I wanted to love this—there’s a great premise and some lovely sensory writing (the peppermint gum detail is perfect)—but ultimately it felt a bit too predictable and occasionally heavy-handed. The sequence where Maya finds the Lola Ortega tape is strong, but once the legal threats and stolen evidence kick in the plot takes on a familiar whistleblower arc with a few convenience beats (how the tape survives, why the developer’s team acts in a very cartoonishly evil way) that strained my suspension of disbelief. Maya’s moral dilemma is interesting, but the execution sometimes tips into YA melodrama rather than nuanced exploration. I also felt the pacing lagged in the middle; scenes that should have ratcheted tension instead recycled atmosphere. If you like tidy endings and clear-cut villains, this will probably satisfy you. If you want a grittier, less resolved take on gentrification and power, it might disappoint.
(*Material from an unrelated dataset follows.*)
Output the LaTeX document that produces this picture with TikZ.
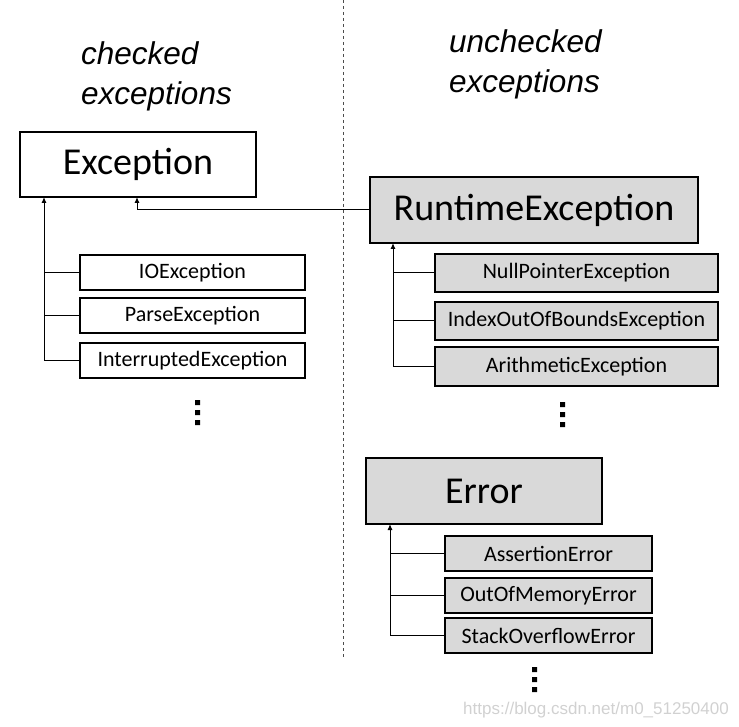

There are books that shout their themes from the rooftops, and there are books like Signals in the Static that whisper them into your ear while you’re doing something mundane—making coffee, cleaning up after a late-night broadcast—and then make you realize you’ve been braced for the punchline all along. The author does a masterful job of compressing a community’s layered history into small artifacts: a metal cabinet of tapes, a turntable with a stubborn groove, June’s laughter that both comforts and warns. My favorite scene is the first full playback of Lola Ortega’s tape. It’s cinematic in its simplicity: Maya leans in, the hiss swells, and Lola’s voice—ordinary and devastating—reframes an entire neighborhood’s past. From there the plot escalates logically: broadcasts stir the town, someone lifts evidence, the developer’s legal team circles like vultures. None of it feels manufactured; the tensions feel like natural consequences of telling inconvenient truths in a place that’s already on edge. What I found most compelling was Maya’s moral arc. She’s not a superhero whistleblower; she’s a kid learning the real weight of words. Her decisions about whether to use the station’s reach are messy and believable—the kind of coming-of-age choice that can reshape both a person and a place. The pacing leans into atmosphere more than action, which might frustrate readers wanting nonstop thrills, but for those who savor texture and ethics, it’s a real reward. A quietly powerful YA novel about memory, voice, and who owns a town’s story. I’ll be recommending it to book groups and radio lovers alike.
A short but resonant read—Maya as a protagonist is quietly fierce. The moment she sits in the studio after hours (coffee at the mixer, cassette in hand) is everything: intimate, tense, and hopeful. I adored the cassette of Lola Ortega and that line about briefcases and smiles. The book handles gentrification without getting preachy—more like a remembering that hurts and moves people to act. Smart YA; read it on a rainy afternoon. 🙂
I appreciated how the author used sound as a structural device—static, tape hiss, the clack of bus doors—to make the city itself a character. Maya pressing play on Lola Ortega’s tape is a brilliant pivot: a simple domestic memory becomes documentary evidence, and you can feel Maya’s heartbeat in that moment. The writing trusts small sensory details (peppermint gum, scratched turntable) to build atmosphere rather than explaining everything. Thematically it’s sharp: gentrification, memory, who gets to tell history. The legal threats and the scene with stolen evidence are the right kind of tension for YA—high stakes but tied to a moral dilemma, not just action. I wanted one or two more scenes exploring June’s past radio fame, but that’s a quibble. Overall, thoughtful and well-crafted.